Я уже не говорю о том, сколько украинцев было и есть среди генеральных и главных конструкторов и директоров заводов, связанных с космосом. Их, в отличие от космонавтов, я помню каждого поименно, и как раз по этой причине воздержусь от перечисления: список получился бы слишком большим. Для меня совершенно ясно, что «украинская доля» в достижениях советской космической эры была гораздо выше тех 18 процентов, которые составляли удельный вес Украины в населении СССР. Но как вычленить эту долю? Путем простой каталогизации имен, и только? Этот вопрос, по сути, продолжает уже обсуждавшийся выше — вопрос о границах нашего культурноисторического наследия.[121]
Глава тринадцатая
Прощание с СССР. Является ли Украина «историческим должником»
64 месяца
Всю зиму 1989–1990 шла активная подготовка к выборам в Верховный Совет УССР — к первым почти свободным выборам в законодательный орган государственной власти Украины за 70 с лишним лет. Именно этому Верховному Совету предстояло провозгласить независимость Украины, о чем мы, конечно, тогда не догадывались. Верховный Совет предыдущего, XI созыва большую часть своего срока работал по старым правилам, установившимся еще со сталинских времен — то есть, собираясь на очень коротенькие сессии, изображал из себя парламент, не будучи им. Правда, в ходе своих последних сессий и этот декоративный орган стал меняться. В октябре 1989 он практически единогласно принял Закон Украинской ССР о языке, провозгласивший украинский язык государственным. Ну, а уж от нового Верховного Совета все ждали — кто с надеждой, кто со страхом — больших перемен для Украины. Выборы были назначены на начало марта 1990 года, а в феврале состоялся пленум ЦК КПУ, посвященный предстоящему событию. Выступая на этом пленуме (генеральный директор «Южмаша» не мог не быть членом ЦК КПУ), я высказался за то, чтобы новый Верховный Совет, не откладывая, принял закон о полном экономическом и политическом суверенитете Украины как государства. Подобную точку зрения разделили достаточно многие из выступавших. Для нас тогда же придумали прозвище «суверен-коммунисты».

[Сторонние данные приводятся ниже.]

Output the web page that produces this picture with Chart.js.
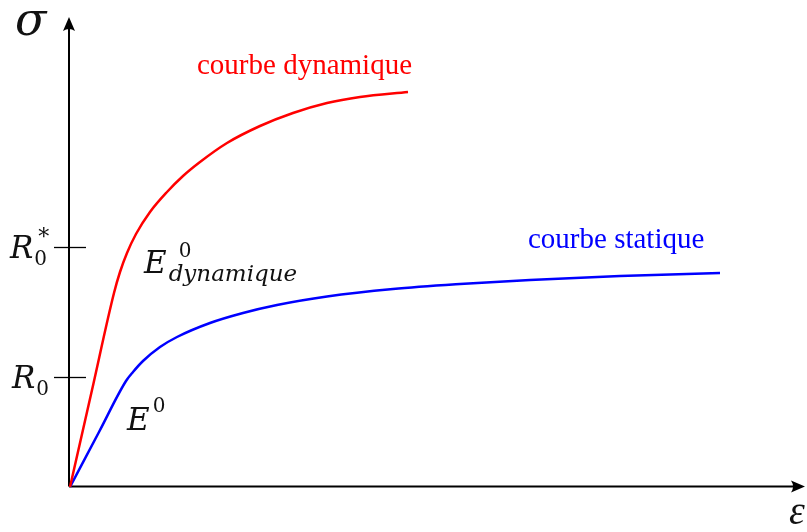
<!DOCTYPE html>
<html>
<head>
<meta charset="utf-8">
<script src="https://cdn.jsdelivr.net/npm/chart.js@4/dist/chart.umd.min.js"></script>
<style>
  html, body { margin: 0; padding: 0; background: #fff; }
  #chart { display: block; }
</style>
</head>
<body>
<canvas id="chart" width="807" height="532"></canvas>
<script>
// Courbes contrainte / déformation (unités arbitraires)
const dynEps = [0, 0.22, 0.44, 0.50, 0.57, 0.66, 0.80, 0.97, 1.13, 1.30, 1.57, 1.90, 2.23, 2.57, 2.90, 3.38];
const dynSig = [0, 0.97, 1.94, 2.15, 2.34, 2.53, 2.75, 2.95, 3.11, 3.25, 3.44, 3.61, 3.74, 3.84, 3.90, 3.95];

const statEps = [0, 0.29, 0.56, 0.63, 0.73, 0.90, 1.07, 1.40, 1.73, 2.07, 2.57, 3.23, 3.90, 4.60, 5.50, 6.50];
const statSig = [0, 0.55, 1.06, 1.15, 1.26, 1.40, 1.50, 1.64, 1.74, 1.82, 1.905, 1.98, 2.03, 2.07, 2.11, 2.14];

// niveaux repérés sur l'axe des contraintes
const yTickValues = [1.10, 2.40];
const yTickNames = ['R0', 'R0*'];

const EPS_MAX = 7.35;
const SIG_MAX = 4.70;

const toPoints = (xs, ys) => xs.map((x, i) => ({ x: x, y: ys[i] }));

const MATH = '"DejaVu Serif", serif';

function arrowHead(ctx, x, y, dir) {
    // pointe style LaTeX (stealth), dir: 'up' ou 'right'
    ctx.save();
    ctx.translate(x, y);
    if (dir === 'up') ctx.rotate(-Math.PI / 2);
    ctx.beginPath();
    ctx.moveTo(0, 0);
    ctx.lineTo(-14, -6);
    ctx.quadraticCurveTo(-10, 0, -14, 6);
    ctx.closePath();
    ctx.fillStyle = '#000';
    ctx.fill();
    ctx.restore();
}

function mathText(ctx, str, x, y, size, italic, family) {
    ctx.font = (italic ? 'italic ' : '') + size + 'px ' + (family || MATH);
    ctx.fillText(str, x, y);
    return ctx.measureText(str).width;
}

const axesPlugin = {
    id: 'axesPlugin',
    beforeDatasetsDraw(chart) {
        const ctx = chart.ctx;
        const xs = chart.scales.x, ys = chart.scales.y;
        const x0 = xs.getPixelForValue(0) - 1;
        const y0 = ys.getPixelForValue(0) - 0.5;
        const xEnd = xs.getPixelForValue(EPS_MAX);
        const yEnd = ys.getPixelForValue(SIG_MAX);

        ctx.save();
        ctx.strokeStyle = '#000';
        ctx.lineWidth = 2;
        ctx.beginPath();
        ctx.moveTo(x0, y0);
        ctx.lineTo(x0, yEnd + 6);
        ctx.moveTo(x0, y0);
        ctx.lineTo(xEnd - 6, y0);
        ctx.stroke();
        arrowHead(ctx, x0, yEnd, 'up');
        arrowHead(ctx, xEnd, y0, 'right');

        // petits traits sur l'axe des contraintes
        ctx.lineWidth = 1.3;
        yTickValues.forEach(v => {
            const py = Math.round(ys.getPixelForValue(v)) + 0.5;
            ctx.beginPath();
            ctx.moveTo(x0 - 15, py);
            ctx.lineTo(x0 + 17, py);
            ctx.stroke();
        });
        ctx.restore();
    },
    afterDatasetsDraw(chart) {
        const ctx = chart.ctx;
        const ys = chart.scales.y;
        ctx.save();
        ctx.fillStyle = '#111';
        ctx.textBaseline = 'alphabetic';

        // noms des niveaux R0 et R0*
        yTickNames.forEach((name, i) => {
            const py = ys.getPixelForValue(yTickValues[i]);
            const startX = name === 'R0*' ? 10 : 12;
            const w = mathText(ctx, 'R', startX, py + 11, 31, true);
            mathText(ctx, '0', startX + w + 1, py + 18, 20, false);
            if (name === 'R0*') mathText(ctx, '*', startX + w + 5, py - 3, 22, false);
        });

        // axes
        mathText(ctx, 'σ', 15, 35, 46, true);
        mathText(ctx, 'ε', 789, 524, 40, true, '"Liberation Serif", serif');

        // modules
        let w = mathText(ctx, 'E', 144, 273, 31, true);
        mathText(ctx, '0', 144 + w + 12, 257, 20, false);
        mathText(ctx, 'dynamique', 144 + w + 2, 281, 23, true);

        w = mathText(ctx, 'E', 127, 430, 31, true);
        mathText(ctx, '0', 127 + w + 3, 412, 20, false);

        // titres des courbes
        ctx.font = '29px "Liberation Serif", serif';
        ctx.fillStyle = '#ff0000';
        ctx.fillText('courbe dynamique', 197, 74);
        ctx.fillStyle = '#0000ff';
        ctx.fillText('courbe statique', 528, 248);
        ctx.restore();
    }
};

new Chart(document.getElementById('chart'), {
    type: 'line',
    data: {
        datasets: [
            {
                label: 'courbe dynamique',
                data: toPoints(dynEps, dynSig),
                borderColor: '#ff0000',
                borderWidth: 2.5,
                pointRadius: 0,
                cubicInterpolationMode: 'monotone',
                fill: false,
                clip: false
            },
            {
                label: 'courbe statique',
                data: toPoints(statEps, statSig),
                borderColor: '#0000ff',
                borderWidth: 2.5,
                pointRadius: 0,
                cubicInterpolationMode: 'monotone',
                fill: false,
                clip: false
            }
        ]
    },
    options: {
        responsive: false,
        animation: false,
        devicePixelRatio: 1,
        layout: { padding: { left: 70, right: 2, top: 17, bottom: 45 } },
        plugins: { legend: { display: false }, tooltip: { enabled: false } },
        scales: {
            x: { type: 'linear', min: 0, max: EPS_MAX, display: false },
            y: { type: 'linear', min: 0, max: SIG_MAX, display: false }
        }
    },
    plugins: [axesPlugin]
});
</script>
</body>
</html>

А еще в том выступлении на пленуме я сравнил КПСС с капитаном корабля, который посадил его на мель и теперь не имеет другого выхода, кроме как обратиться к новым лоцманам. Надо ли говорить, что после этого выступления на меня ушла очередная «телега» в Москву?
Тревожные, насыщенные событиями полтора года между выборами в Верховный Совет УССР и великим днем 24 августа 1991 года кажутся мне теперь, когда я оглядываюсь на них, бесконечно долгими и томительными. В эти месяцы я уже не сомневался, что Украина придет к полной независимости от СССР. Было очевидно, что активная и сознательная часть нашего общества не согласится на меньшее. Она будет неустанно теребить равнодушных и пассивных (а таких в любой стране всегда большинство), стыдить их за отсутствие национального сознания и нерешительность. Она будет неуклонно расширять число своих сторонников, воевать с твердокаменными, и она победит. Победит, потому что права. Невозможно себе представить, чтобы 50-миллионный народ Украины[122]
мог не разглядеть свой величайший исторический шанс, а разглядев — не использовать. Но как быстро это могло и должно было произойти?Признаюсь: я не угадал сроков. Вплоть до августа 1991 года не я один был уверен, что процесс вызревания независимости займет многие годы, и думал об этих предстоящих годах с большой тревогой. Слишком много было в этом уравнении неизвестных, слишком непредсказуемы привходящие факторы, далеко не все зависело от самой Украины.
Выглядело очень вероятным, что будет подписан новый Союзный договор, и он превратит СССР в достаточно свободную (противники говорили: рыхлую) конфедерацию. Но на полный развод — так казалось — республики, в первую очередь дотационные, не решатся. Они пойдут в новый союз в надежде на восстановление тех связей, которые гарантировали саму их жизнедеятельность. Единая энергетическая система была в то время политическим фактором первой величины. Украина, правда, сама была донором (еще один довод за независимость), но экономическая привязанность к СССР у нее была даже больше, чем у остальных. В «обновленном Союзе» нас могла удержать и привычка большинства простых людей к жизни под общей с Россией государственной крышей. Нас связывали миллионы и миллионы человеческих уз, и, ко всему прочему, сохранялось подчинение коммунистического руководства республики Центральному комитету КПСС.